So I set out on this warm September morn to do some Pine Nut gathering. I had never really considered gathering pine nuts. My previous pine nut gathering experience involved going to the grocery store on special occasions when I could afford the $5 for the little bag of the precious nuts. Being a Burbite I never really thought about people out in the wilderness among the squirrels and critters actually harvesting pine nuts from the trees. That is, until my visit to the BLM office yesterday, where they had 3 inquires on pine nut gathering in 20 minutes. Not wanting to seem naive, I waited till the office was empty of visitors and inquired what the pine nut deal was all about. The lady gave me instructions, wrote down directions to where I should go and said this was a yearly event for her family.
When I got home I looked up Pine nut gathering and found numerous videos on the subject ... Apparently _many_ folks go pine nut gathering, especially native americans... who knew? This morning I set out with my handwritten directions and new found wisdom feeling all ‘hunter & gatherer’-ish. As I headed up the dirt roads, carefully following her direction at each fork and finally getting into evergreen type trees, I realized I had no clue on which type of pine tree I was looking for! There were several different kinds of trees with pine needles. After a brief panic I decided that surely any type of pine tree with pine cones would be fine or certainly I would have come across someone in my YouTube research who gave a warning to stay away from xyz tree. So I continued. (Long live YouTube!)
Finally when I had gone my ‘30 - 45 minutes from the last fork in the road’ I saw pine cones and stopped. I used gloves to pick with and put them all in my Trader Joe’s paper sack. To say Pine Cones are sappy is an understatement! The sap came through my gloves. I had it everywhere! The videos neglected to tell me to wear long pants to walk through scrub brush and to watch out for snakes and scorpions! Still I was feeling pretty good about being all ‘natural’ .. out in the wilderness gathering nuts for my dinner table.

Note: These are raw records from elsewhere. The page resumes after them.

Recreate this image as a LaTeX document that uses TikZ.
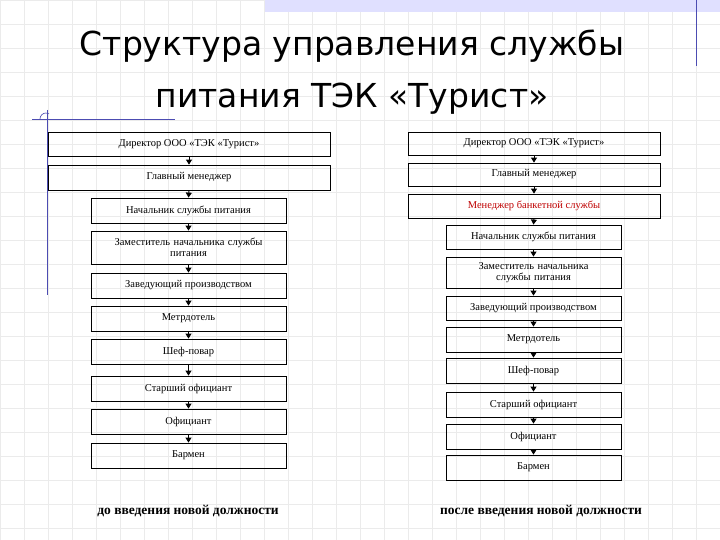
\documentclass[tikz,border=0pt]{standalone}
\usepackage{fontspec}
\setmainfont{Liberation Serif}
\newfontfamily\titlefont{DejaVu Sans}
\usetikzlibrary{arrows.meta}
\begin{document}
\begin{tikzpicture}[x=1pt,y=-1pt,
  bx/.style={draw,line width=0.8pt,minimum height=#1,inner sep=1pt,align=center,font=\fontsize{10.5}{11}\selectfont},
  bx/.default=25pt,
  ar/.style={-{Triangle[length=5pt,width=6pt]},line width=0.9pt},
  gl/.style={black!8,line width=0.6pt},
  lab/.style={font=\fontsize{13.5}{15}\selectfont\bfseries}]
\useasboundingbox (0,0) rectangle (720,540);
\fill[white] (0,0) rectangle (720,540);
\foreach \i in {0,...,30} \draw[gl] (\i*24,0) -- (\i*24,540);
\foreach \i in {0,...,23} \draw[gl] (0,\i*24) -- (720,\i*24);
\fill[blue!12] (265,0) rectangle (720,12);
\draw[blue!40!gray,line width=0.6pt] (696,0) -- (696,66);
\draw[blue!40!gray,line width=0.6pt] (32,119) -- (175,119);
\draw[blue!40!gray,line width=0.6pt] (47,110) -- (47,295);
\draw[blue!40!gray,line width=0.6pt] (40,119) arc (180:300:6);
\node[font=\titlefont\fontsize{33}{52}\selectfont,align=center] (title) at (352,72) {Структура управления службы\\питания ТЭК «Турист»};
% left
\node[bx,minimum width=282pt,minimum height=24pt] (l1) at (189,144) {Директор ООО «ТЭК «Турист»};
\node[bx,minimum width=282pt] (l2) at (189,177.5) {Главный менеджер};
\node[bx,minimum width=195pt] (l3) at (188.5,210.5) {Начальник службы питания};
\node[bx,minimum width=195pt,minimum height=33pt,text width=185pt] (l4) at (188.5,247.5) {Заместитель начальника службы\\питания};
\node[bx,minimum width=195pt] (l5) at (188.5,285.5) {Заведующий производством};
\node[bx,minimum width=195pt] (l6) at (188.5,318.5) {Метрдотель};
\node[bx,minimum width=195pt] (l7) at (188.5,351.5) {Шеф-повар};
\node[bx,minimum width=195pt] (l8) at (188.5,388.5) {Старший официант};
\node[bx,minimum width=195pt] (l9) at (188.5,421.5) {Официант};
\node[bx,minimum width=195pt] (l10) at (188.5,455.5) {Бармен};
\foreach \a/\b in {l1/l2,l2/l3,l3/l4,l4/l5,l5/l6,l6/l7,l7/l8,l8/l9,l9/l10}
  \draw[ar] (\a.south) -- (\b.north);
\node[lab] (ll) at (188,511) {до введения новой должности};
% right
\node[bx,minimum width=252pt,minimum height=23pt] (r1) at (534,143.5) {Директор ООО «ТЭК «Турист»};
\node[bx,minimum width=252pt,minimum height=23pt] (r2) at (534,174.5) {Главный менеджер};
\node[bx,minimum width=252pt,minimum height=24pt,text=red!75!black] (r3) at (534,206) {Менеджер банкетной службы};
\node[bx,minimum width=175pt,minimum height=24pt] (r4) at (533.5,237) {Начальник службы питания};
\node[bx,minimum width=175pt,minimum height=31pt,text width=170pt] (r5) at (533.5,272.5) {Заместитель начальника\\службы питания};
\node[bx,minimum width=175pt,minimum height=24pt] (r6) at (533.5,308) {Заведующий производством};
\node[bx,minimum width=175pt] (r7) at (533.5,339.5) {Метрдотель};
\node[bx,minimum width=175pt] (r8) at (533.5,370.5) {Шеф-повар};
\node[bx,minimum width=175pt] (r9) at (533.5,404.5) {Старший официант};
\node[bx,minimum width=175pt] (r10) at (533.5,436.5) {Официант};
\node[bx,minimum width=175pt] (r11) at (533.5,467.5) {Бармен};
\foreach \a/\b in {r1/r2,r2/r3,r3/r4,r4/r5,r5/r6,r6/r7,r7/r8,r8/r9,r9/r10,r10/r11}
  \draw[ar] (\a.south) -- (\b.north);
\node[lab] (rl) at (541,511) {после введения новой должности};
\end{tikzpicture}
\end{document}
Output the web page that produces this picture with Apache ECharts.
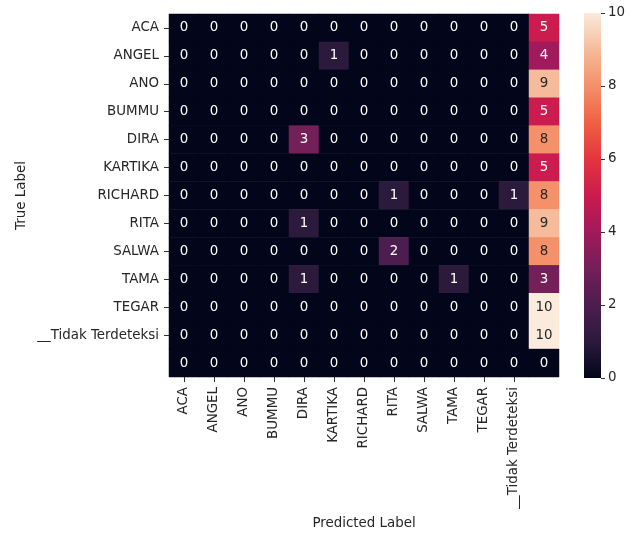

When I gathered all I could at this spot I moved up the road and stopped again to take a pic of a lone flower. This is where I met Tom. Tom was heading to town on his ATV and stopped to let me know I had missed flower season. It turns out that Tom is a prospector who has lived ‘up in the hills’ in the area for 12 years. When I mentioned I was gathering pine nuts, he smiled slightly and told me I was “too early”. He expounded upon ins,outs and when of gathering. He looked in my bag and told me my pine cones, sappy though they were, probably hadn’t had time to develop any nuts yet! Noticing the sap on my hands, he had me rub my hands in the dirt then gave me a pair of his gloves so I could drive without getting sap on everything. He questioned me on back country survival knowledge & readiness, shared stories of the characters and misdeeds that occur ‘in the hills’ and along with his warnings, gave me directions to a spring where I might be able to find some flowers.
Feeling a little deflated and not finding the spring amidst a myriad of unmarked roads, I picked a few more cones that looked ‘more done’ and headed home. The sap was beginning to be quite annoying. It was on both hands, in the crux of my arm and having moved my hair back more than once, I had clumps of hair sticking together as well! I am sure I looked like a flunky pine nut gather. My native american ancestors I’m sure are appalled! Even after a shower and sponge scrub down I am still finding patches of sap!! I have my pine cones in my bag in the sun where they are suppose to stay for about 10 days.. then I am suppose to try and extract the nuts ......if mine even have any nuts. So much for finding my ‘inner gatherer’. I don’t think I will even attempt the hunter part! $5 for 3 oz of nuts? ... Sounds like a bargain!
Follow up: Indeed my Pine cones just oozed sap & turned brown. I harvested one unedible pine nut! Trader Joe’s here I come.